WHAT IS ASKED: Each line should be copied exactly.

** begin INFORMATION PROVIDED **

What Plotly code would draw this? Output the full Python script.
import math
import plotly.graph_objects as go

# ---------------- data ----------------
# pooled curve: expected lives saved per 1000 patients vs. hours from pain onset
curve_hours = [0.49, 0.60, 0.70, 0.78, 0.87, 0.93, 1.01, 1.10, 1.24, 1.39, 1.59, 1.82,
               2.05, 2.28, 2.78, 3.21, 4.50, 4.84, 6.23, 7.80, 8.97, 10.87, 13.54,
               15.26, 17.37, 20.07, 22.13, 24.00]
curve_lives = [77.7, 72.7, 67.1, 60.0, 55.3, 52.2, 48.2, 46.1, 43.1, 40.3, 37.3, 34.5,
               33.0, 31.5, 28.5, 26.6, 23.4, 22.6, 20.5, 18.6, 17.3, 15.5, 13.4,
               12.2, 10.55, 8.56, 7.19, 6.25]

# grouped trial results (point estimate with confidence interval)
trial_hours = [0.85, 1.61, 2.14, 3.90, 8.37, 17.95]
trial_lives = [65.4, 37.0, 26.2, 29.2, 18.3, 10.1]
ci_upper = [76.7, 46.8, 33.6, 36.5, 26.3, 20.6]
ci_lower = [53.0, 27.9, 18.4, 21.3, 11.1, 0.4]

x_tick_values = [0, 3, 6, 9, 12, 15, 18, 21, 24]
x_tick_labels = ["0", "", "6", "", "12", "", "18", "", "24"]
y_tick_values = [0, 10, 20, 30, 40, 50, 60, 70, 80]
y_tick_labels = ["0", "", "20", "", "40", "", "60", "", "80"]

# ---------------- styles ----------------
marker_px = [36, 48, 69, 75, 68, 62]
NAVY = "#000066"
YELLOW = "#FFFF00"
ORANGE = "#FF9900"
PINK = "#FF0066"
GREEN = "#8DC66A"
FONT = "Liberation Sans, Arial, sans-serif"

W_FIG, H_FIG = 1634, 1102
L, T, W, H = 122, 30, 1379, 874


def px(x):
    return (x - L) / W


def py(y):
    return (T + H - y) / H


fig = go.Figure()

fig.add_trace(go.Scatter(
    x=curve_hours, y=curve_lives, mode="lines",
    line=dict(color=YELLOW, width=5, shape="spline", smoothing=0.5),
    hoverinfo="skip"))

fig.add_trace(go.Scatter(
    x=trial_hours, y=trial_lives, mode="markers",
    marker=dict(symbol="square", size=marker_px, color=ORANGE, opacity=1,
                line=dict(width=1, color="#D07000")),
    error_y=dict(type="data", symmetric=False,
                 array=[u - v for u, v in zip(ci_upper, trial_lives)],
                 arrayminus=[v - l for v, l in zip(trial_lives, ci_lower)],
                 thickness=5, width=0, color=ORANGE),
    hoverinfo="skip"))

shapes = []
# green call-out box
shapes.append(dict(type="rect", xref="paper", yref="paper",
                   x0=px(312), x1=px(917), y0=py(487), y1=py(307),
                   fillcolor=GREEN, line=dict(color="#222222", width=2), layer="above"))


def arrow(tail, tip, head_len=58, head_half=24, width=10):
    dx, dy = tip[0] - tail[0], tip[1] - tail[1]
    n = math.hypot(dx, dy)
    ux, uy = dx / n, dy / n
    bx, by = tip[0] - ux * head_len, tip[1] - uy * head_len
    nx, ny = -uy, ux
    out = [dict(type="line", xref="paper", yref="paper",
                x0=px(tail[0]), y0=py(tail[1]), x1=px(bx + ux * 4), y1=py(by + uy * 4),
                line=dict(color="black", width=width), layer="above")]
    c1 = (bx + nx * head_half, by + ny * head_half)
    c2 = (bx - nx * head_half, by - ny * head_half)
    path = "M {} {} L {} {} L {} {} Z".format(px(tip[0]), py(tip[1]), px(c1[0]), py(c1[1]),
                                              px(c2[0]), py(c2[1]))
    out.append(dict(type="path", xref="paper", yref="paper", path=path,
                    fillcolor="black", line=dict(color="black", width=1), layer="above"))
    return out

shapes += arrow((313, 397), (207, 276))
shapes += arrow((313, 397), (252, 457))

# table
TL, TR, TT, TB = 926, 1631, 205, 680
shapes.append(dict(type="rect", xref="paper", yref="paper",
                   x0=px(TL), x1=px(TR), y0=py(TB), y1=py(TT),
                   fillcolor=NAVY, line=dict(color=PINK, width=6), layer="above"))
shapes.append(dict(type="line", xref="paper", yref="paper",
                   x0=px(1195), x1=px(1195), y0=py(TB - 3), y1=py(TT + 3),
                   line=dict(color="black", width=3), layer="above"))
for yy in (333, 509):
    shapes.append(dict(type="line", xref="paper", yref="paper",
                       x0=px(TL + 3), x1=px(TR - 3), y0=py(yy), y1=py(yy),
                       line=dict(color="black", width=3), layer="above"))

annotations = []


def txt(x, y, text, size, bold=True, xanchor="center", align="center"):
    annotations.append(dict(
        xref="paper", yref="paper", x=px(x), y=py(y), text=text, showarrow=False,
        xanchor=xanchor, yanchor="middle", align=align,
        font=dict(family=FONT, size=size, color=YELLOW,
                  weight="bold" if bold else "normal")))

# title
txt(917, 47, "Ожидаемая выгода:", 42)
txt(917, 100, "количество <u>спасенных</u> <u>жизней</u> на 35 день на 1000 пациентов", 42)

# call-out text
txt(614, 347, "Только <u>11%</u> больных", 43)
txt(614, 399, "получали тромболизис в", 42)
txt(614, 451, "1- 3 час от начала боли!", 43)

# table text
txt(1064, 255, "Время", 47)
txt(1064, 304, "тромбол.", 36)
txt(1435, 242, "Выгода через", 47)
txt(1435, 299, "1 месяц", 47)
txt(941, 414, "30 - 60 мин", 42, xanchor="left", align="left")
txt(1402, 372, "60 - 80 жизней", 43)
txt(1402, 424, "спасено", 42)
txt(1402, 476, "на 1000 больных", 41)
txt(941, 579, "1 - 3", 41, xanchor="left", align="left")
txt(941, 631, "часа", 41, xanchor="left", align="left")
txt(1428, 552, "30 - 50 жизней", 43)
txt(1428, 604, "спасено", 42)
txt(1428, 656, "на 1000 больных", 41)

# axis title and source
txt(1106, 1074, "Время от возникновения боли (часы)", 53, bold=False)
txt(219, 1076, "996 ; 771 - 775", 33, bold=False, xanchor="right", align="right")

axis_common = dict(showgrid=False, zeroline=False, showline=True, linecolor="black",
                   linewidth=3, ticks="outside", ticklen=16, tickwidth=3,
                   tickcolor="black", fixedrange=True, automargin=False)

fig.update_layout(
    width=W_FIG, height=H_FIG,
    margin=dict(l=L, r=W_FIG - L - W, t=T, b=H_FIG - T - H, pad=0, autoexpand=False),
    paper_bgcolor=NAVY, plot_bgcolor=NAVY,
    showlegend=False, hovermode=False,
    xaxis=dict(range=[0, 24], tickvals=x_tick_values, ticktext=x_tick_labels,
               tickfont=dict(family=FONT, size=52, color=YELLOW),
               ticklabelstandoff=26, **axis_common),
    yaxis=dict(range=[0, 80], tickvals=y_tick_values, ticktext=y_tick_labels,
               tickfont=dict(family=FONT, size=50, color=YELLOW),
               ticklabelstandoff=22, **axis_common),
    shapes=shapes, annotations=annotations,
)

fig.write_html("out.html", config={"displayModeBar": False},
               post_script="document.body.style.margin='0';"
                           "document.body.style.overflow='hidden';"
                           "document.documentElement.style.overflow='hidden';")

** end INFORMATION PROVIDED **

TASK RESULT:
What Plotly code would draw this? Output the full Python script.
import math
import plotly.graph_objects as go

# ---------------- data ----------------
# pooled curve: expected lives saved per 1000 patients vs. hours from pain onset
curve_hours = [0.49, 0.60, 0.70, 0.78, 0.87, 0.93, 1.01, 1.10, 1.24, 1.39, 1.59, 1.82,
               2.05, 2.28, 2.78, 3.21, 4.50, 4.84, 6.23, 7.80, 8.97, 10.87, 13.54,
               15.26, 17.37, 20.07, 22.13, 24.00]
curve_lives = [77.7, 72.7, 67.1, 60.0, 55.3, 52.2, 48.2, 46.1, 43.1, 40.3, 37.3, 34.5,
               33.0, 31.5, 28.5, 26.6, 23.4, 22.6, 20.5, 18.6, 17.3, 15.5, 13.4,
               12.2, 10.55, 8.56, 7.19, 6.25]

# grouped trial results (point estimate with confidence interval)
trial_hours = [0.85, 1.61, 2.14, 3.90, 8.37, 17.95]
trial_lives = [65.4, 37.0, 26.2, 29.2, 18.3, 10.1]
ci_upper = [76.7, 46.8, 33.6, 36.5, 26.3, 20.6]
ci_lower = [53.0, 27.9, 18.4, 21.3, 11.1, 0.4]

x_tick_values = [0, 3, 6, 9, 12, 15, 18, 21, 24]
x_tick_labels = ["0", "", "6", "", "12", "", "18", "", "24"]
y_tick_values = [0, 10, 20, 30, 40, 50, 60, 70, 80]
y_tick_labels = ["0", "", "20", "", "40", "", "60", "", "80"]

# ---------------- styles ----------------
marker_px = [36, 48, 69, 75, 68, 62]
NAVY = "#000066"
YELLOW = "#FFFF00"
ORANGE = "#FF9900"
PINK = "#FF0066"
GREEN = "#8DC66A"
FONT = "Liberation Sans, Arial, sans-serif"

W_FIG, H_FIG = 1634, 1102
L, T, W, H = 122, 30, 1379, 874


def px(x):
    return (x - L) / W


def py(y):
    return (T + H - y) / H


fig = go.Figure()

fig.add_trace(go.Scatter(
    x=curve_hours, y=curve_lives, mode="lines",
    line=dict(color=YELLOW, width=5, shape="spline", smoothing=0.5),
    hoverinfo="skip"))

fig.add_trace(go.Scatter(
    x=trial_hours, y=trial_lives, mode="markers",
    marker=dict(symbol="square", size=marker_px, color=ORANGE, opacity=1,
                line=dict(width=1, color="#D07000")),
    error_y=dict(type="data", symmetric=False,
                 array=[u - v for u, v in zip(ci_upper, trial_lives)],
                 arrayminus=[v - l for v, l in zip(trial_lives, ci_lower)],
                 thickness=5, width=0, color=ORANGE),
    hoverinfo="skip"))

shapes = []
# green call-out box
shapes.append(dict(type="rect", xref="paper", yref="paper",
                   x0=px(312), x1=px(917), y0=py(487), y1=py(307),
                   fillcolor=GREEN, line=dict(color="#222222", width=2), layer="above"))


def arrow(tail, tip, head_len=58, head_half=24, width=10):
    dx, dy = tip[0] - tail[0], tip[1] - tail[1]
    n = math.hypot(dx, dy)
    ux, uy = dx / n, dy / n
    bx, by = tip[0] - ux * head_len, tip[1] - uy * head_len
    nx, ny = -uy, ux
    out = [dict(type="line", xref="paper", yref="paper",
                x0=px(tail[0]), y0=py(tail[1]), x1=px(bx + ux * 4), y1=py(by + uy * 4),
                line=dict(color="black", width=width), layer="above")]
    c1 = (bx + nx * head_half, by + ny * head_half)
    c2 = (bx - nx * head_half, by - ny * head_half)
    path = "M {} {} L {} {} L {} {} Z".format(px(tip[0]), py(tip[1]), px(c1[0]), py(c1[1]),
                                              px(c2[0]), py(c2[1]))
    out.append(dict(type="path", xref="paper", yref="paper", path=path,
                    fillcolor="black", line=dict(color="black", width=1), layer="above"))
    return out

shapes += arrow((313, 397), (207, 276))
shapes += arrow((313, 397), (252, 457))

# table
TL, TR, TT, TB = 926, 1631, 205, 680
shapes.append(dict(type="rect", xref="paper", yref="paper",
                   x0=px(TL), x1=px(TR), y0=py(TB), y1=py(TT),
                   fillcolor=NAVY, line=dict(color=PINK, width=6), layer="above"))
shapes.append(dict(type="line", xref="paper", yref="paper",
                   x0=px(1195), x1=px(1195), y0=py(TB - 3), y1=py(TT + 3),
                   line=dict(color="black", width=3), layer="above"))
for yy in (333, 509):
    shapes.append(dict(type="line", xref="paper", yref="paper",
                       x0=px(TL + 3), x1=px(TR - 3), y0=py(yy), y1=py(yy),
                       line=dict(color="black", width=3), layer="above"))

annotations = []


def txt(x, y, text, size, bold=True, xanchor="center", align="center"):
    annotations.append(dict(
        xref="paper", yref="paper", x=px(x), y=py(y), text=text, showarrow=False,
        xanchor=xanchor, yanchor="middle", align=align,
        font=dict(family=FONT, size=size, color=YELLOW,
                  weight="bold" if bold else "normal")))

# title
txt(917, 47, "Ожидаемая выгода:", 42)
txt(917, 100, "количество <u>спасенных</u> <u>жизней</u> на 35 день на 1000 пациентов", 42)

# call-out text
txt(614, 347, "Только <u>11%</u> больных", 43)
txt(614, 399, "получали тромболизис в", 42)
txt(614, 451, "1- 3 час от начала боли!", 43)

# table text
txt(1064, 255, "Время", 47)
txt(1064, 304, "тромбол.", 36)
txt(1435, 242, "Выгода через", 47)
txt(1435, 299, "1 месяц", 47)
txt(941, 414, "30 - 60 мин", 42, xanchor="left", align="left")
txt(1402, 372, "60 - 80 жизней", 43)
txt(1402, 424, "спасено", 42)
txt(1402, 476, "на 1000 больных", 41)
txt(941, 579, "1 - 3", 41, xanchor="left", align="left")
txt(941, 631, "часа", 41, xanchor="left", align="left")
txt(1428, 552, "30 - 50 жизней", 43)
txt(1428, 604, "спасено", 42)
txt(1428, 656, "на 1000 больных", 41)

# axis title and source
txt(1106, 1074, "Время от возникновения боли (часы)", 53, bold=False)
txt(219, 1076, "996 ; 771 - 775", 33, bold=False, xanchor="right", align="right")

axis_common = dict(showgrid=False, zeroline=False, showline=True, linecolor="black",
                   linewidth=3, ticks="outside", ticklen=16, tickwidth=3,
                   tickcolor="black", fixedrange=True, automargin=False)

fig.update_layout(
    width=W_FIG, height=H_FIG,
    margin=dict(l=L, r=W_FIG - L - W, t=T, b=H_FIG - T - H, pad=0, autoexpand=False),
    paper_bgcolor=NAVY, plot_bgcolor=NAVY,
    showlegend=False, hovermode=False,
    xaxis=dict(range=[0, 24], tickvals=x_tick_values, ticktext=x_tick_labels,
               tickfont=dict(family=FONT, size=52, color=YELLOW),
               ticklabelstandoff=26, **axis_common),
    yaxis=dict(range=[0, 80], tickvals=y_tick_values, ticktext=y_tick_labels,
               tickfont=dict(family=FONT, size=50, color=YELLOW),
               ticklabelstandoff=22, **axis_common),
    shapes=shapes, annotations=annotations,
)

fig.write_html("out.html", config={"displayModeBar": False},
               post_script="document.body.style.margin='0';"
                           "document.body.style.overflow='hidden';"
                           "document.documentElement.style.overflow='hidden';")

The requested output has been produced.